Bush Meets Rush
Texas Gov. George W. Bush chatted privately with conservative radio talk show host Rush Limbaugh for an hour Wednesday, but didn't sew up an endorsement.
But Bush says he wasn't seeking an endorsement when he paid a late-night "courtesy call" at the Missouri home of Limbaugh's mother.
Limbaugh, who grew up in Cape Girardeau and was back home on vacation, called the governor "an old friend."
Bush was in Missouri for an appearance Thursday at an agricultural bagging service where he planned to promote a Christian volunteer organization aimed at helping out farmers during times of need.
"It's a bellwether state, it's a swing state and it's an early state," Bush told reporters. "This is a primary season that could end pretty quickly."
In an interview with The Associated Press shortly before arriving at the Limbaugh family home about 10 p.m. Wednesday, Bush summed up the campaign's competitive nature with a line used by President Clinton.
"The politics of personal destruction and those who exercise it are going to be rejected by the electorate," Bush said.
Without naming names, Bush seemed to criticize GOP opponent Steve Forbes for doing just that in the 1996 primary season against Republican front-runner Bob Dole.
"Remember, there's one person in this race who can write a check," Bush said. "In 1996, the campaign got very ugly because that person who could write the checks ran negative ads against everybody else in the field. I will defend my honor."
Bush says he expects to win this weekend's Iowa straw poll but generally doesn't put much stock in the polls.
Meanwhile, some of Bush's competitors are taking a swipe at the front-runner over a recent magazine interview.
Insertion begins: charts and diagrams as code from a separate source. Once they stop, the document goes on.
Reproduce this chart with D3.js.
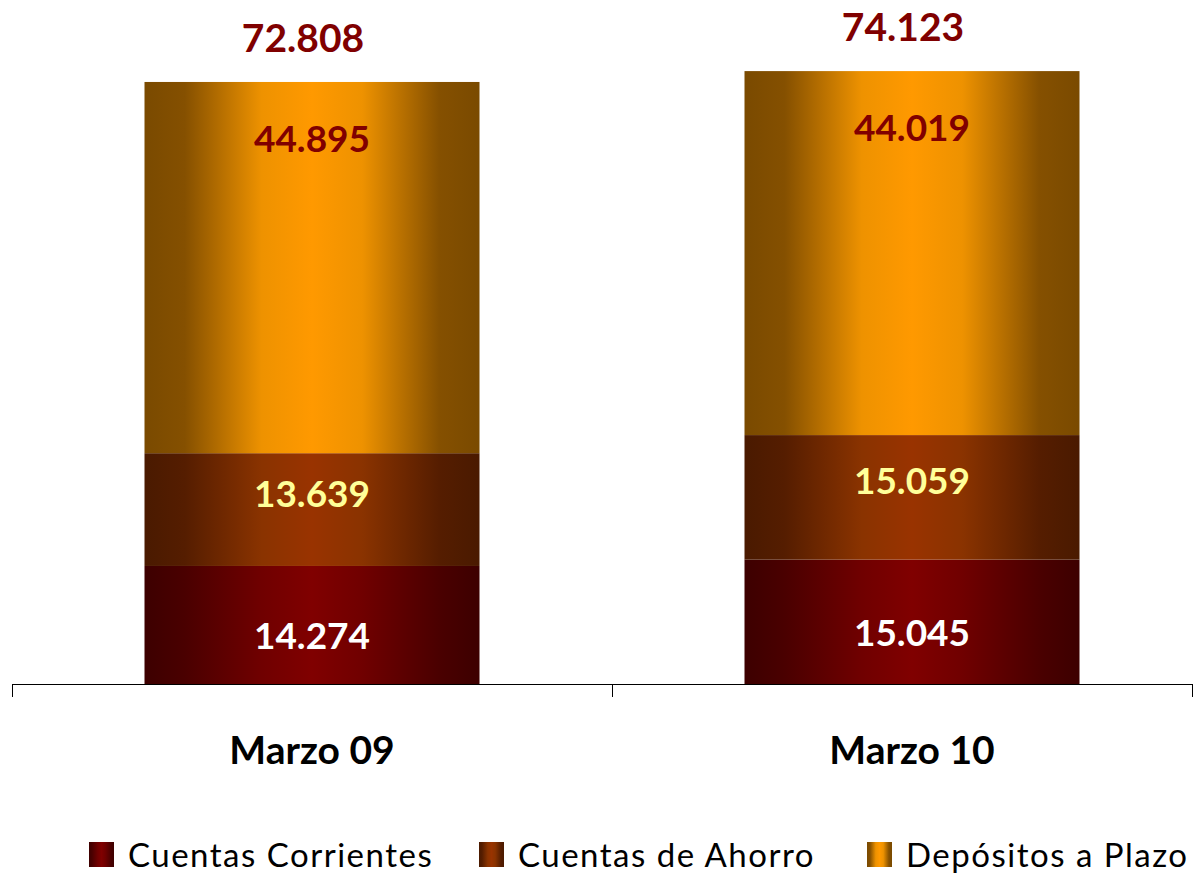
<!DOCTYPE html>
<html><head><meta charset="utf-8">
<script src="https://cdn.jsdelivr.net/npm/d3@7"></script>
<style>
html,body{margin:0;padding:0;background:#fff;}
svg{display:block;font-family:Lato,"Open Sans",sans-serif;}
</style></head>
<body><svg id="c" width="1194" height="876"></svg>
<script>
const categories = ["Marzo 09", "Marzo 10"];
const seriesNames = ["Cuentas Corrientes", "Cuentas de Ahorro", "Depósitos a Plazo"];
const cuentasCorrientes = [14274, 15045];
const cuentasAhorro = [13639, 15059];
const depositosPlazo = [44895, 44019];
const totals = [72808, 74123];
const labelColors = ["#ffffff", "#ffff99", "#800000"];
const gradStops = [
  [["#3d0000",0],["#4a0000",0.12],["#700000",0.35],["#800000",0.5],["#700000",0.65],["#4a0000",0.88],["#3d0000",1]],
  [["#4a1a00",0],["#551d00",0.12],["#8a3300",0.35],["#993300",0.5],["#8a3300",0.65],["#551d00",0.88],["#4a1a00",1]],
  [["#7a4a00",0],["#855000",0.12],["#ee9200",0.35],["#ff9900",0.5],["#ee9200",0.65],["#855000",0.88],["#7a4a00",1]]
];

const svg = d3.select("#c");
const defs = svg.append("defs");
gradStops.forEach((st,i)=>{
  const g = defs.append("linearGradient").attr("id","g"+i).attr("x1","0").attr("x2","1").attr("y1","0").attr("y2","0");
  st.forEach(([c,o])=>g.append("stop").attr("offset",o).attr("stop-color",c));
});

const x = d3.scaleBand().domain(categories).range([12,1212]).paddingInner(0.44167).paddingOuter(0.44167/2);
const y = d3.scaleLinear().domain([0,80000]).range([684,22.5]);

const data = categories.map((c,i)=>({cat:c, v:[cuentasCorrientes[i], cuentasAhorro[i], depositosPlazo[i]], total: totals[i]}));
const fmt = v => d3.format(",")(v).replace(/,/g,".");

data.forEach(d=>{
  const bx = x(d.cat), bw = x.bandwidth(), cx = bx + bw/2;
  let cum = 0;
  d.v.forEach((v,i)=>{
    const y0 = y(cum), y1 = y(cum+v);
    svg.append("rect").attr("x",bx).attr("y",y1).attr("width",bw).attr("height",y0-y1).attr("fill","url(#g"+i+")");
    let vc;
    if (i===0) vc = (y0+y1)/2 + 11;
    else if (i===1) vc = (y0+y1)/2 - 16;
    else vc = y1 + 57;
    svg.append("text").attr("x",cx).attr("y",vc+13).attr("text-anchor","middle")
      .attr("font-size",37).attr("font-weight","bold").attr("fill",labelColors[i]).text(fmt(v));
    cum += v;
  });
  svg.append("text").attr("x",cx-9).attr("y",y(cum)-44+14).attr("text-anchor","middle")
    .attr("font-size",39).attr("font-weight","bold").attr("fill","#800000").text(fmt(d.total));
});

// axis
const ax = svg.append("g").attr("transform","translate(0,684)");
ax.append("line").attr("x1",12).attr("x2",1192).attr("y1",0.5).attr("y2",0.5).attr("stroke","#000").attr("stroke-width",1);
const tickXs = [12, 12+x.step(), 1192];
tickXs.forEach(t=>ax.append("line").attr("x1",t+0.5).attr("x2",t+0.5).attr("y1",0).attr("y2",13).attr("stroke","#000"));
categories.forEach(c=>{
  svg.append("text").attr("x",x(c)+x.bandwidth()/2).attr("y",764).attr("text-anchor","middle")
    .attr("font-size",39).attr("font-weight","bold").attr("fill","#000").text(c);
});

// legend
const legX = [89, 479, 867];
seriesNames.forEach((n,i)=>{
  svg.append("rect").attr("x",legX[i]).attr("y",842).attr("width",25).attr("height",25).attr("fill","url(#g"+i+")");
  svg.append("text").attr("x",legX[i]+39).attr("y",867).attr("font-size",33).attr("letter-spacing","1.5px").attr("fill","#000").text(n);
});
</script></body></html>
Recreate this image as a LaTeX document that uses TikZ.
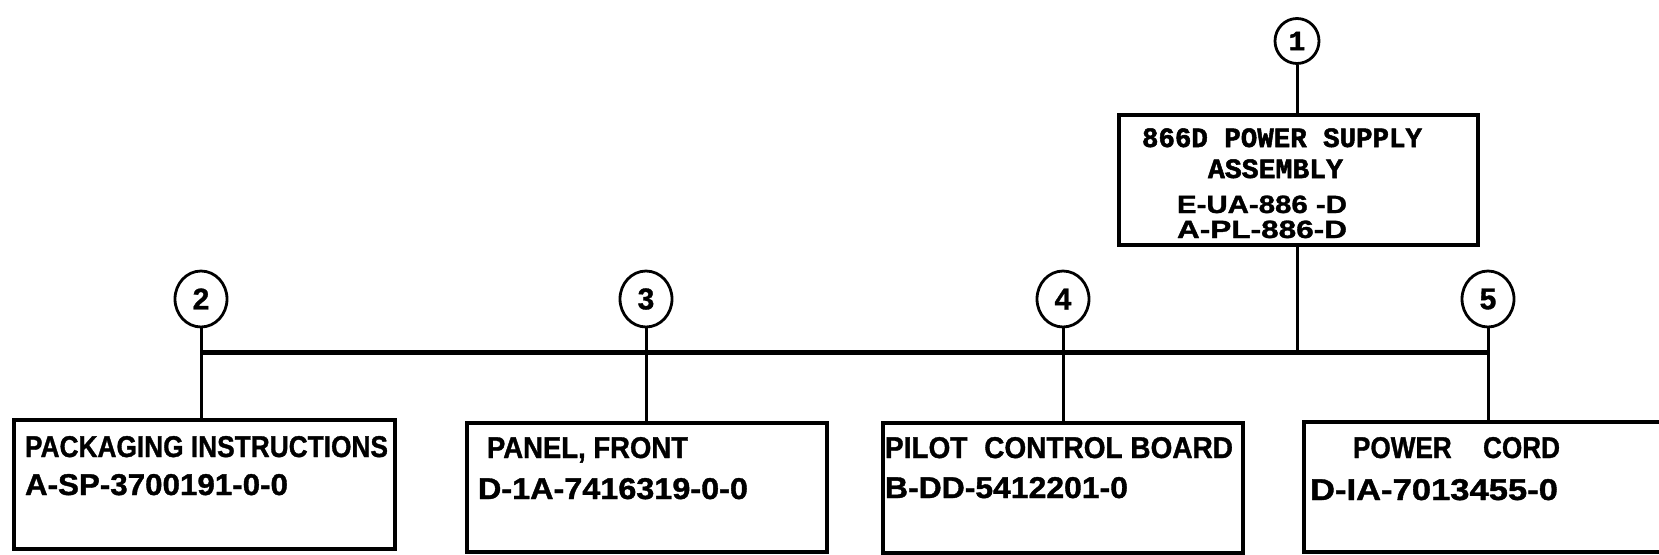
\documentclass[tikz,border=0pt]{standalone}
\usepackage{fontspec}
\usepackage{graphicx}
\usetikzlibrary{shapes.geometric}
\newfontfamily\letr{Liberation Sans}[BoldFont={Liberation Sans Bold}, BoldFeatures={FakeBold=1.2}]
\newfontfamily\typew{Liberation Mono}[BoldFont={Liberation Mono Bold}, BoldFeatures={FakeBold=1.8}]
\newcommand\fw[2]{\resizebox{#1pt}{\height}{#2}}
\tikzset{
  partbox/.style={draw, line width=3.2pt, inner sep=0pt, minimum height=130pt},
  ring/.style={draw, ellipse, line width=2.8pt, inner sep=0pt, minimum width=#1, minimum height=56pt},
  link/.style={line width=3pt},
  busline/.style={line width=5pt},
  txt/.style={anchor=base west, inner sep=0pt, outer sep=0pt},
  letf/.style={font=\letr\bfseries\fontsize{30}{32}\selectfont},
  letg/.style={font=\letr\bfseries\fontsize{25}{27}\selectfont},
  tyf/.style={font=\typew\bfseries\fontsize{28}{30}\selectfont}
}
\begin{document}
\begin{tikzpicture}[x=1pt,y=-1pt]
\fill[white] (0,0) rectangle (1659,554);
\useasboundingbox (0,0) rectangle (1659,554);
% circles
\node[ring=44pt, minimum height=45pt, tyf] (c1) at (1297,41) {1};
\node[ring=52pt, letf] (c2) at (201,299) {2};
\node[ring=52pt, letf] (c3) at (646,299) {3};
\node[ring=52pt, letf] (c4) at (1063,299) {4};
\node[ring=52pt, letf] (c5) at (1488,299) {5};
% boxes
\node[partbox, minimum width=359pt] (b1) at (1298.5,180) {};
\node[partbox, minimum width=381pt, minimum height=129pt] (b2) at (204.5,484.5) {};
\node[partbox, minimum width=360pt, minimum height=129pt] (b3) at (647,487.5) {};
\node[partbox, minimum width=360pt] (b4) at (1063,488) {};
\node[partbox, minimum width=420pt] (b5) at (1514,487) {};
\coordinate (bus) at (0,352);
% connectors
\draw[link] (c1.south) -- (c1.south |- b1.north);
\draw[link] (b1.south -| c1) -- (c1 |- bus);
\draw[busline] (c2 |- bus) -- (c5 |- bus);
\draw[link] (c2.south) -- (c2.south |- b2.north);
\draw[link] (c3.south) -- (c3.south |- b3.north);
\draw[link] (c4.south) -- (c4.south |- b4.north);
\draw[link] (c5.south) -- (c5.south |- b5.north);
% texts top box
\node[txt, tyf] (t1a) at (1142,147) {\fw{280}{866D POWER SUPPLY}};
\node[txt, tyf] (t1b) at (1208,178) {\fw{135}{ASSEMBLY}};
\node[txt, letg] (t1c) at (1177,213) {\fw{170}{E-UA-886 -D}};
\node[txt, letg] (t1d) at (1177,238) {\fw{170}{A-PL-886-D}};
% texts bottom boxes
\node[txt, letf] (t2a) at (25,457) {\fw{363}{PACKAGING INSTRUCTIONS}};
\node[txt, letf] (t2b) at (25,495) {\fw{263}{A-SP-3700191-0-0}};
\node[txt, letf] (t3a) at (487,458) {\fw{201}{PANEL, FRONT}};
\node[txt, letf] (t3b) at (478,499) {\fw{270}{D-1A-7416319-0-0}};
\node[txt, letf] (t4a) at (885,458) {\fw{348}{PILOT\hspace{0.6em}CONTROL BOARD}};
\node[txt, letf] (t4b) at (885,498) {\fw{243}{B-DD-5412201-0}};
\node[txt, letf] (t5a) at (1353,458) {\fw{207}{POWER\hspace{1.2em}CORD}};
\node[txt, letf] (t5b) at (1310,500) {\fw{248}{D-IA-7013455-0}};
\end{tikzpicture}
\end{document}
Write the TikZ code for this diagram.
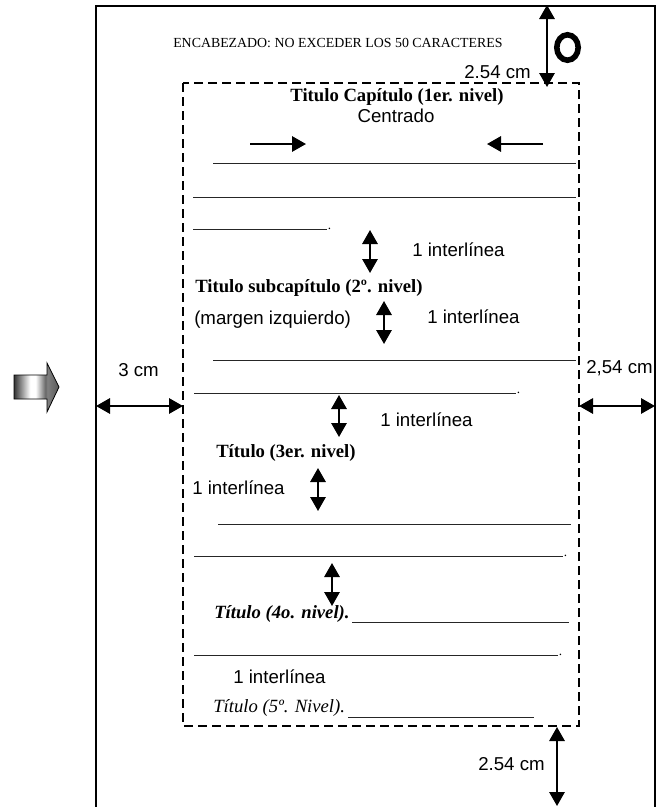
\documentclass[tikz,border=0pt]{standalone}
\usepackage{fontspec}
\setmainfont{Liberation Serif}
\newfontfamily\arial{Liberation Sans}
\usetikzlibrary{arrows.meta}
\pgfdeclarehorizontalshading{blockshade}{100bp}{color(0bp)=(black!80); color(25bp)=(black!80); color(43bp)=(white); color(49bp)=(white); color(60bp)=(black!60); color(62bp)=(black!50); color(75bp)=(black!65); color(100bp)=(black!65)}
\begin{document}
\begin{tikzpicture}[x=0.75pt,y=-0.75pt,
  dbl/.style={line width=1.5pt, {Triangle[length=10.5pt,width=11.5pt]}-{Triangle[length=10.5pt,width=11.5pt]}},
  sgl/.style={line width=1.5pt, -{Triangle[length=10.5pt,width=11.5pt]}},
  ul/.style={line width=0.7pt, black!85},
  border/.style={line width=1.5pt},
  dashbox/.style={line width=1.5pt, dash pattern=on 6.5pt off 4pt},
  sans/.style={font=\arial\fontsize{14}{16}\selectfont},
  serb/.style={font=\fontsize{14}{16}\selectfont\bfseries},
  lbl/.style={inner sep=0pt, anchor=base west},
]
\useasboundingbox (0,0) rectangle (659,807);
% page border
\coordinate (pTL) at (96,6);
\coordinate (pTR) at (655,6);
\coordinate (pBL) at (96,807);
\coordinate (pBR) at (655,807);
\draw[border] (pBL) -- (pTL) -- (pTR) -- (pBR);
% text area
\coordinate (mTL) at (183,83);
\coordinate (mBR) at (579,726);
\draw[dashbox] (mTL) rectangle (mBR);
% margin arrows
\coordinate (aT1) at (547,5);
\coordinate (aT2) at (547,87);
\draw[dbl] (aT1) -- (aT2);
\coordinate (aL1) at (96,406);
\coordinate (aL2) at (183,406);
\draw[dbl] (aL1) -- (aL2);
\coordinate (aR1) at (579,406);
\coordinate (aR2) at (655,406);
\draw[dbl] (aR1) -- (aR2);
\coordinate (aB1) at (557,727);
\coordinate (aB2) at (557,806);
\draw[dbl] (aB1) -- (aB2);
% ring symbol
\coordinate (ring) at (567.5,47.5);
\draw[line width=4.2pt] (ring) ellipse [x radius=10.7, y radius=12.7];
% block arrow
\shade[shading=blockshade, draw=black, line width=0.6pt] (14,375) -- (47,375) -- (47,363) -- (59,387) -- (47,412) -- (47,399) -- (14,399) -- cycle;
% header
\node[lbl, font=\fontsize{10.4}{12}\selectfont] (hdr) at (173,47) {ENCABEZADO: NO EXCEDER LOS 50 CARACTERES};
\node[sans, inner sep=0pt, anchor=base east] (mtop) at (531,78) {2.54 cm};
% level 1
\node[serb, inner sep=0pt, anchor=base] (t1) at (397,101) {Titulo Capítulo (1er. nivel)};
\node[sans, inner sep=0pt, anchor=base] (cen) at (396,122) {Centrado};
\coordinate (c1a) at (250,144);
\coordinate (c1b) at (306,144);
\draw[sgl] (c1a) -- (c1b);
\coordinate (c2a) at (543,144);
\coordinate (c2b) at (487,144);
\draw[sgl] (c2a) -- (c2b);
% paragraph 1
\coordinate (l1a) at (213,163); \coordinate (l1b) at (576,163);
\draw[ul] (l1a) -- (l1b);
\coordinate (l2a) at (193,197); \coordinate (l2b) at (576,197);
\draw[ul] (l2a) -- (l2b);
\coordinate (l3a) at (193,229); \coordinate (l3b) at (327,229);
\draw[ul] (l3a) -- (l3b);
\node[lbl, font=\fontsize{10}{12}\selectfont] (d1) at (327.5,229.5) {.};
\coordinate (v1a) at (370,230); \coordinate (v1b) at (370,273);
\draw[dbl] (v1a) -- (v1b);
\node[lbl, sans] (i1) at (412,256) {1 interlínea};
% level 2
\node[lbl, serb] (t2) at (195,292) {Titulo subcapítulo (2º. nivel)};
\node[lbl, sans] (mi) at (194,324) {(margen izquierdo)};
\coordinate (v2a) at (384,301); \coordinate (v2b) at (384,344);
\draw[dbl] (v2a) -- (v2b);
\node[lbl, sans] (i2) at (427,323) {1 interlínea};
\coordinate (l4a) at (213,360); \coordinate (l4b) at (576,360);
\draw[ul] (l4a) -- (l4b);
\coordinate (l5a) at (194,393); \coordinate (l5b) at (516,393);
\draw[ul] (l5a) -- (l5b);
\node[lbl, font=\fontsize{10}{12}\selectfont] (d2) at (516.5,393.5) {.};
\node[lbl, sans] (m3) at (118,376) {3 cm};
\node[lbl, sans] (m254) at (586,373) {2,54 cm};
\coordinate (v3a) at (339,395); \coordinate (v3b) at (339,437);
\draw[dbl] (v3a) -- (v3b);
\node[lbl, sans] (i3) at (380,426) {1 interlínea};
% level 3
\node[lbl, serb] (t3) at (216,457) {Título (3er. nivel)};
\node[lbl, sans] (i4) at (192,494) {1 interlínea};
\coordinate (v4a) at (318,468); \coordinate (v4b) at (318,511);
\draw[dbl] (v4a) -- (v4b);
\coordinate (l6a) at (218,524); \coordinate (l6b) at (571,524);
\draw[ul] (l6a) -- (l6b);
\coordinate (l7a) at (194,556); \coordinate (l7b) at (563,556);
\draw[ul] (l7a) -- (l7b);
\node[lbl, font=\fontsize{10}{12}\selectfont] (d3) at (563.5,556.5) {.};
\coordinate (v5a) at (332,563); \coordinate (v5b) at (332,606);
\draw[dbl] (v5a) -- (v5b);
% level 4
\node[lbl, font=\fontsize{14}{16}\selectfont\bfseries\itshape] (t4) at (214,618) {Título (4o. nivel).};
\coordinate (l8a) at (352,622); \coordinate (l8b) at (569,622);
\draw[ul] (l8a) -- (l8b);
\coordinate (l9a) at (194,655); \coordinate (l9b) at (558,655);
\draw[ul] (l9a) -- (l9b);
\node[lbl, font=\fontsize{10}{12}\selectfont] (d4) at (558.5,655.5) {.};
\node[lbl, sans] (i5) at (233,683) {1 interlínea};
% level 5
\node[lbl, font=\fontsize{14}{16}\selectfont\itshape] (t5) at (213,712) {Título (5º. Nivel).};
\coordinate (l10a) at (348,717); \coordinate (l10b) at (534,717);
\draw[ul] (l10a) -- (l10b);
\node[lbl, sans] (mbot) at (478,770) {2.54 cm};
\end{tikzpicture}
\end{document}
The article in Talk magazine quotes Bush as saying "I don't know" whether the number of abortions in Texas has gone up or down during his tenure as Texas governor.
"Probably down," Bush says in the interview, "Not because of anything we've done though. We haven't passed any laws."
He has been criticized by some conservatives for not taking a stronger stance against abortion.
Bush also was asked about his handling of the case of Karla Faye Tucker, a convicted murderer executed in Texas last year despite pleas for clemency from around the world.
The article recounted Bush's comments about the case, specifically about Tucker's appearance on television asking for clemency. Writer Tucker Carlson describes Bush as mimicking Tucker, writing: "Please,' Bush whimpers, his lips pursed in mock desperation, 'don't kill me."'
GOP presidential hopeful Gary Bauer said this week he was dismayed that Bush would react that way about so serious a matter.
"I think he made a very bad decision to mock somebody he had life-and-death control over," Bauer said in an Iowa news conference.
"That as a very difficult moment for me and anybody who covered me during that period knows how tough that was," Bush told the AP. "It was a serious, somber time. Mr. Carlson misread, mischaracterized me. He's a good reporter, he just misunderstood about how serious that was."
Bush was also quoted as using profanity on several occasions in the interview, something Republican candidate Pat Buchanan criticized.
"I saw that article and I was mildly astonished," Buchanan said Monday. "There are no saints in this business, but I would urge the governor for his own good to clean up the language in these interviews."